Digg is among the Web sites that wrestle with how to define and avoid improper manipulation of user recommendations. Services have cropped up promising to boost a site in Digg's rankings, for example, on the premise that making it to Digg's home page drastically increases traffic to the site.
Mr. Adelson says Digg counts every vote submitted for a Web link, but weighs factors such as who is voting, patterns of voting and the time of day to try to determine whether the voting is being manipulated. When it believes that's the case, Digg is unlikely to feature the item on its home page.
But Mr. Adelson predicts some sites that rely on user popularity to determine which content to feature "will tank because they become so abused and they haven't really developed the methodology to deal with that abuse."
Digg earlier this month faced the implications of relying on users when some rebelled against the site's decision to remove links and information about breaking copy-protection locks on high-definition DVDs. Digg reached that decision out of concern for legal liability. But each time Digg removed the information, users posted it again and flooded the site until Digg's management gave up efforts to censor it.
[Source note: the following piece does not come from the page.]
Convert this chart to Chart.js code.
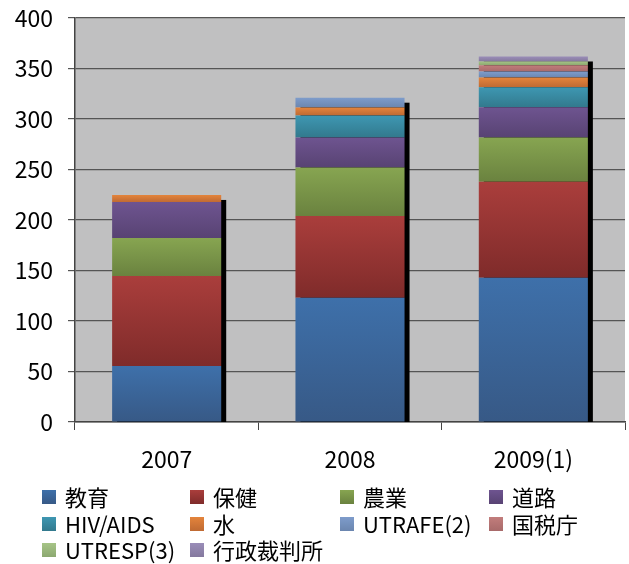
<!DOCTYPE html>
<html>
<head>
<meta charset="UTF-8">
<script src="https://cdn.jsdelivr.net/npm/chart.js@4/dist/chart.umd.min.js"></script>
<style>
  html, body { margin: 0; padding: 0; background: #fff; }
  #wrap { width: 629px; height: 564px; }
</style>
</head>
<body>
<div id="wrap"><canvas id="c" width="629" height="564"></canvas></div>
<script>
// 値はグラフから目で読んだもの
var years = ["2007", "2008", "2009(1)"];
var seriesNames = ["教育", "保健", "農業", "道路", "HIV/AIDS", "水", "UTRAFE(2)", "国税庁", "UTRESP(3)", "行政裁判所"];
var kyoiku   = [55.5, 123, 142.8];
var hoken    = [89, 81, 95];
var nogyo    = [37.7, 48, 44];
var doro     = [35.6, 29.7, 29.8];
var hivAids  = [0, 21.8, 19.8];
var mizu     = [7, 7.9, 9.6];
var utrafe   = [0, 9.7, 6];
var kokuzei  = [0, 0, 6.3];
var utresp   = [0, 0, 3.7];
var gyosei   = [0, 0, 4.9];
var yTicks   = [0, 50, 100, 150, 200, 250, 300, 350, 400];

var seriesValues = [kyoiku, hoken, nogyo, doro, hivAids, mizu, utrafe, kokuzei, utresp, gyosei];

// 色（上→下のグラデーション）
var topColors = ["#3E70AA", "#AA3E3C", "#87A551", "#6E5490", "#3E97B2", "#E4843C", "#7E9CCB", "#C27D7C", "#A6C487", "#9A8DB8"];
var bottomColors = ["#375986", "#7F2B2A", "#6A823F", "#584373", "#32798D", "#BF6A33", "#6B86AF", "#A86A6A", "#8CA870", "#85799E"];

var FONT = "'Noto Sans CJK JP', 'Noto Sans', sans-serif";

var stackBase = function( si, ci ){
	var s = 0;
	for( var k=0; k<si; k++ ){ s += seriesValues[k][ci]; }
	return s;
};

var segmentFill = function( si ){
	return function( ctx ){
		var chart = ctx.chart, y = chart.scales.y;
		if( !y || !chart.chartArea || ctx.dataIndex === undefined ){ return topColors[si]; }
		var base = stackBase( si, ctx.dataIndex );
		var v = seriesValues[si][ctx.dataIndex];
		var y0 = y.getPixelForValue( base + v ), y1 = y.getPixelForValue( base );
		if( !(y1 - y0 > 0.5) ){ return topColors[si]; }
		var g = chart.ctx.createLinearGradient( 0, y0, 0, y1 );
		g.addColorStop( 0, topColors[si] );
		g.addColorStop( 1, bottomColors[si] );
		return g;
	};
};

var datasets = seriesNames.map(function( name, i ){
	return {
		label : name,
		data : seriesValues[i],
		backgroundColor : segmentFill( i ),
		borderWidth : 0,
		categoryPercentage : 1.0,
		barPercentage : 0.595
	};
});

// プロット背景（灰色）
var plotBg = {
	id : "plotBg",
	beforeDraw : function( chart ){
		var a = chart.chartArea, c = chart.ctx;
		c.save();
		c.fillStyle = "#C0C0C1";
		c.fillRect( a.left, a.top, a.right - a.left, a.bottom - a.top );
		c.restore();
	}
};

// 棒の右下の黒い影
var barShadow = {
	id : "barShadow",
	beforeDatasetsDraw : function( chart ){
		var c = chart.ctx, y = chart.scales.y, a = chart.chartArea;
		var meta = chart.getDatasetMeta( 0 );
		c.save();
		c.fillStyle = "#000";
		meta.data.forEach(function( el, ci ){
			var total = stackBase( seriesValues.length, ci );
			var top = y.getPixelForValue( total );
			var w = el.width;
			c.fillRect( el.x - w/2 + 5, top + 5, w, a.bottom - top - 5 );
		});
		c.restore();
	}
};

// 4列のレジェンド
var gridLegend = {
	id : "gridLegend",
	afterDraw : function( chart ){
		var c = chart.ctx;
		var colX = [42, 190, 340, 489], rowY = [497, 524, 550], box = 14;
		c.save();
		c.font = "22px " + FONT;
		c.textBaseline = "middle";
		c.fillStyle = "#000";
		chart.data.datasets.forEach(function( ds, i ){
			var x = colX[i % 4], yy = rowY[Math.floor( i / 4 )];
			var g = c.createLinearGradient( 0, yy - box/2, 0, yy + box/2 );
			g.addColorStop( 0, topColors[i] );
			g.addColorStop( 1, bottomColors[i] );
			c.fillStyle = g;
			c.fillRect( x, yy - box/2, box, box );
			c.fillStyle = "#000";
			c.fillText( ds.label, x + 23, yy + 1 );
		});
		c.restore();
	}
};

var chart = new Chart( document.getElementById("c"), {
	type : "bar",
	data : { labels : years, datasets : datasets },
	options : {
		responsive : false,
		animation : false,
		events : [],
		layout : { padding : { top : 18, right : 4, left : 0, bottom : 0 } },
		plugins : {
			legend : { display : false },
			tooltip : { enabled : false }
		},
		scales : {
			x : {
				stacked : true,
				offset : true,
				grid : {
					offset : true,
					drawOnChartArea : false,
					drawTicks : true,
					tickLength : 8,
					color : "#444",
					lineWidth : 1
				},
				border : { color : "#444", width : 1.5 },
				ticks : { color : "#000", font : { family : FONT, size : 23 }, padding : 15 },
				afterFit : function( s ){ s.height = 142; }
			},
			y : {
				stacked : true,
				min : 0,
				max : 400,
				afterBuildTicks : function( s ){
					s.ticks = yTicks.map(function( v ){ return { value : v }; });
				},
				grid : {
					color : "#555",
					lineWidth : 1.2,
					tickLength : 7
				},
				border : { color : "#444", width : 1.5 },
				ticks : { color : "#000", font : { family : FONT, size : 23 }, padding : 15 },
				afterFit : function( s ){
					s.width = 75;
					s.paddingTop = 0;
					s.paddingBottom = 0;
				}
			}
		}
	},
	plugins : [ plotBg, barShadow, gridLegend ]
});
</script>
</body>
</html>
Online video sites face challenges as well, as people try to game the "view counts" for clips by using automated software to repeatedly click on videos. Ben Edelman, an assistant professor at Harvard Business School, has spotted spyware software that hijacks individuals' Web browsers and makes them view specific videos on YouTube. Other spyware Mr. Edelman has documented forces users' computers to visit a clip on YouTube and give it a top five-star rating.
"Our computers are so good at counting that we treat their answers as infallible, but they're subject to gaming both through ordinary counting errors and through systematic attack," says Mr. Edelman.
"We are continuously updating the product to provide accurate view, rating and subscription numbers," says a YouTube spokeswoman. "When it comes to our attention that someone has rigged their numbers to gain placement on the top pages we remove the video or channel from public view."